Gravitational waves induced from primordial black hole fluctuations: The effect of an extended mass function

TL;DR

This paper investigates the gravitational wave background generated by primordial black holes with an extended mass distribution, considering a realistic primordial power spectrum, and finds conditions under which the signal could be detected by LISA.

Contribution

It extends previous models by analyzing the stochastic gravitational-wave background from PBHs with a realistic mass function derived from a power-law primordial spectrum.

Findings

The GW signal depends on the running spectral index within a narrow range.

An early PBH-dominated era can be triggered without conflicting with BBN constraints.

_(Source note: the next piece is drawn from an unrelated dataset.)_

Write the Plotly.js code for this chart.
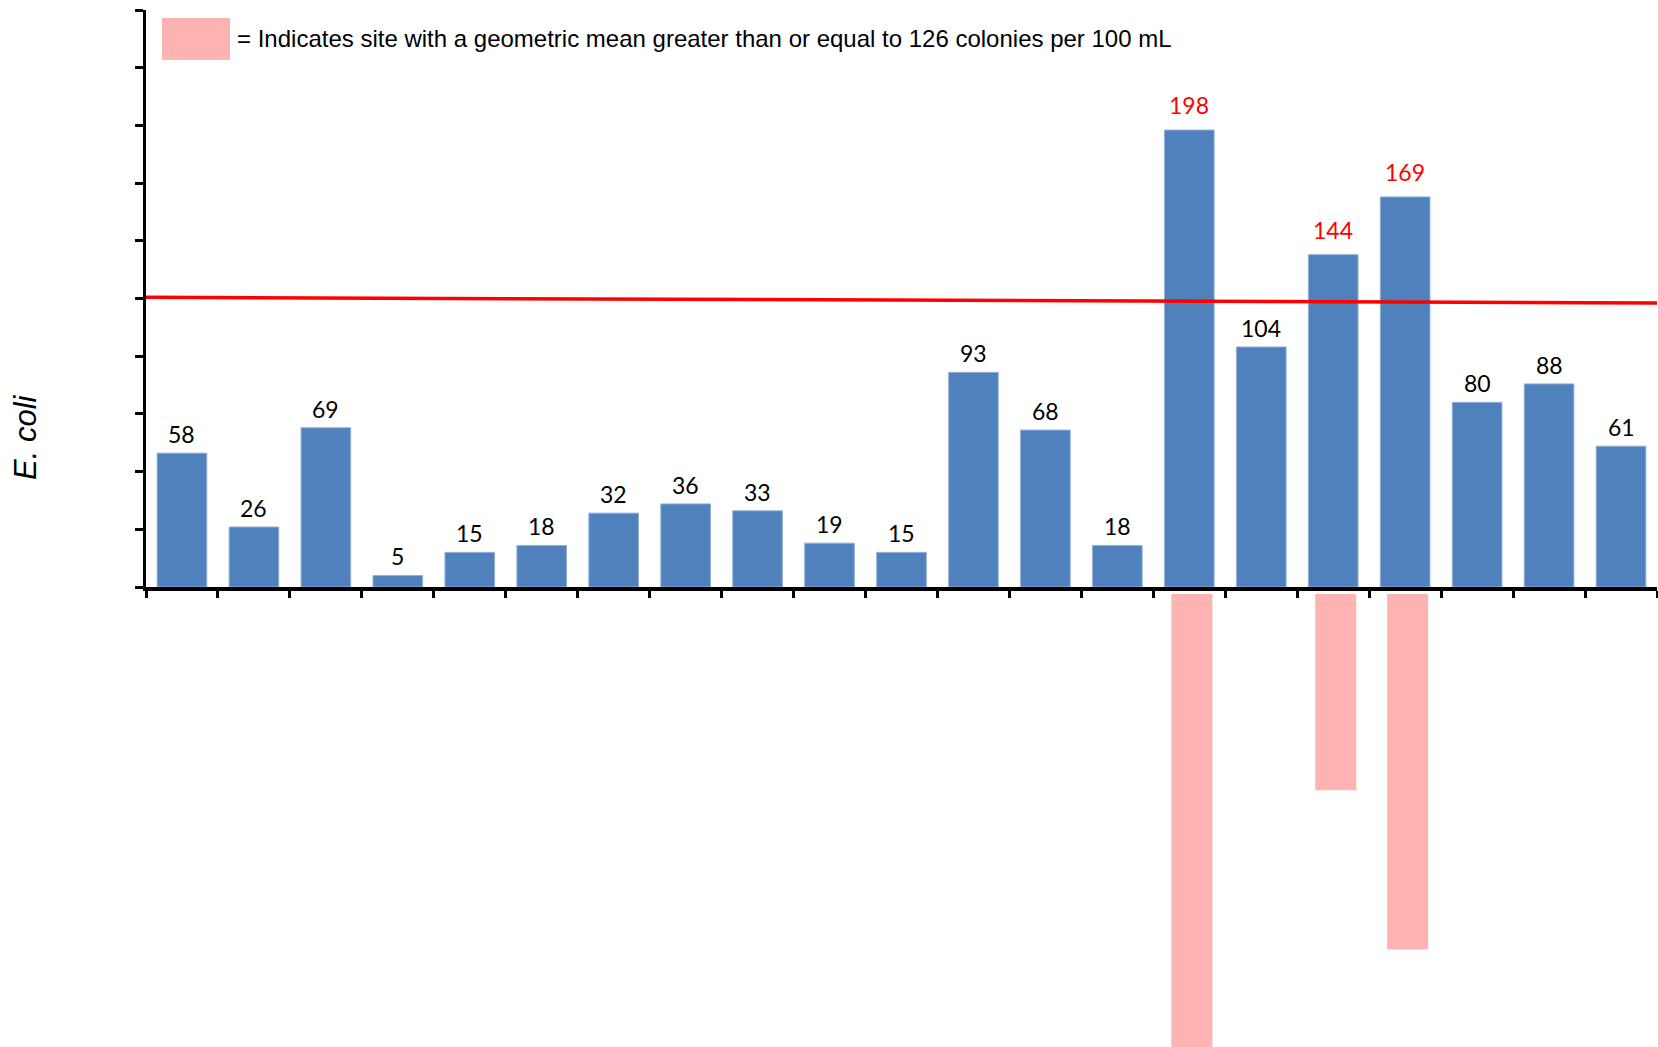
<!DOCTYPE html>
<html>
<head>
<meta charset="utf-8">
<script src="https://cdn.plot.ly/plotly-3.0.1.min.js"></script>
<style>
  html, body { margin: 0; padding: 0; background: #ffffff; }
  #chart { width: 1658px; height: 1047px; }
</style>
</head>
<body>
<div id="chart"></div>
<script>
// ---- data ----
const sites = ["Site 1","Site 2","Site 3","Site 4","Site 5","Site 6","Site 7","Site 8","Site 9","Site 10","Site 11",
               "Site 12","Site 13","Site 14","Site 15","Site 16","Site 17","Site 18","Site 19","Site 20","Site 21"];
const geoMean = [58, 26, 69, 5, 15, 18, 32, 36, 33, 19, 15, 93, 68, 18, 198, 104, 144, 169, 80, 88, 61];
const threshold = 126;
const thresholdLineEnds = [125.5, 123.1];   // red reference line, left and right end (as drawn)
const flaggedSites = ["Site 15", "Site 17", "Site 18"];
const flagLength = [200, 85, 154];           // pink indicator bars below the axis
const legendText = "= Indicates site with a geometric mean greater than or equal to 126 colonies per 100 mL";
const yTitle = "E. coli";

// ---- geometry helpers (pixels -> paper) ----
const W = 1658, H = 1047, ML = 146, MR = 1, MT = 10, MB = 0;
const PW = W - ML - MR, PH = H - MT - MB;
const px = x => (x - ML) / PW;
const py = y => (H - MB - y) / PH;

const blue = '#4F81BD';
const pink = '#FFB3B3';
const red = '#FF0000';

const barTrace = {
  type: 'bar',
  x: sites,
  y: geoMean,
  marker: { color: blue, line: { color: '#93AFD9', width: 1 } },
  width: 0.69,
  hoverinfo: 'x+y',
  showlegend: false,
  xaxis: 'x', yaxis: 'y'
};

const flagTrace = {
  type: 'bar',
  x: flaggedSites,
  y: flagLength,
  marker: { color: pink },
  width: 0.57,
  offset: -0.25,
  hoverinfo: 'x',
  showlegend: false,
  xaxis: 'x', yaxis: 'y2'
};

const annotations = geoMean.map((v, i) => ({
  x: sites[i], y: v, xref: 'x', yref: 'y',
  text: String(v),
  showarrow: false,
  yanchor: 'middle',
  yshift: v >= threshold ? 25 : 19,
  font: { family: 'Lato, "Open Sans", sans-serif', size: 23, color: v >= threshold ? red : '#000000' }
}));

annotations.push({
  x: px(235), y: py(38), xref: 'paper', yref: 'paper',
  xanchor: 'left', yanchor: 'middle',
  text: legendText, showarrow: false,
  font: { family: '"Liberation Sans", Arial, sans-serif', size: 24, color: '#000000' }
});

annotations.push({
  x: px(25), y: py(437), xref: 'paper', yref: 'paper',
  xanchor: 'center', yanchor: 'middle',
  text: '<i>' + yTitle + '</i>', textangle: -90, showarrow: false,
  font: { family: '"Liberation Sans", Arial, sans-serif', size: 31, color: '#000000' }
});

const mainBottom = py(587), flagTop = py(594);

const layout = {
  width: W, height: H,
  margin: { l: ML, r: MR, t: MT, b: MB, pad: 0 },
  paper_bgcolor: '#ffffff', plot_bgcolor: 'rgba(0,0,0,0)',
  showlegend: false,
  bargap: 0.31,
  xaxis: {
    type: 'category', categoryorder: 'array', categoryarray: sites,
    range: [-0.5, sites.length - 0.5],
    anchor: 'y',
    showline: true, linecolor: '#000000', linewidth: 3.5,
    ticks: 'outside', tickson: 'boundaries', ticklen: 7, tickwidth: 3, tickcolor: '#000000',
    showticklabels: false, showgrid: false, zeroline: false, fixedrange: true
  },
  yaxis: {
    domain: [mainBottom, 1],
    range: [0, 250], dtick: 25, tick0: 0,
    anchor: 'x',
    showline: true, linecolor: '#000000', linewidth: 3.5,
    ticks: 'outside', ticklen: 8, tickwidth: 3, tickcolor: '#000000',
    showticklabels: false, showgrid: false, zeroline: false, fixedrange: true
  },
  yaxis2: {
    domain: [0, flagTop],
    range: [(594 - 1047) / -2.308, 0],
    anchor: 'x',
    visible: false, showgrid: false, zeroline: false, fixedrange: true
  },
  shapes: [
    {
      type: 'line', xref: 'paper', yref: 'y',
      x0: 0, x1: 1, y0: thresholdLineEnds[0], y1: thresholdLineEnds[1],
      line: { color: red, width: 3.5 }, layer: 'above'
    },
    {
      type: 'rect', xref: 'paper', yref: 'paper',
      x0: px(162), x1: px(230), y0: py(60), y1: py(18),
      fillcolor: pink, line: { width: 0 }
    }
  ],
  annotations: annotations
};

Plotly.newPlot('chart', [barTrace, flagTrace], layout, { displayModeBar: false, staticPlot: true });
</script>
</body>
</html>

The predicted GW signal could be detectable by LISA.

Abstract

The gravitational potential of initially Poisson distributed primordial black holes (PBH) can induce a stochastic gravitational-wave background (SGWB) at second order in cosmological perturbation theory. This SGWB was previously studied in the context of general relativity (GR) and modified gravity setups by assuming a monochromatic PBH mass function. Here we extend the previous analysis in the context of GR by studying the aforementioned SGWB within more physically realistic regimes where PBHs have different masses. In particular, starting from a power-law cosmologically motivated primordial curvature power spectrum with a running spectral index we extract the extended PBH mass function and the associated to it PBH gravitational potential which acts as the source of the scalar induced SGWB. At the end, by taking into account the dynamical evolution of the PBH gravitational potential during the transition from the matter era driven by PBHs to the radiation era we extract the respective GW signal today. Interestingly, in order to trigger an early PBH-dominated era and avoid the GW constraints at BBN we find that the running of the spectral index $\alpha_\mathrm{s}$ of our primordial curvature power spectrum should be within the narrow range $\alpha_\mathrm{s}\in[3.316,3.355]\times 10^{-3}$ while at the same time the GW signal is found to be potentially detectable by LISA.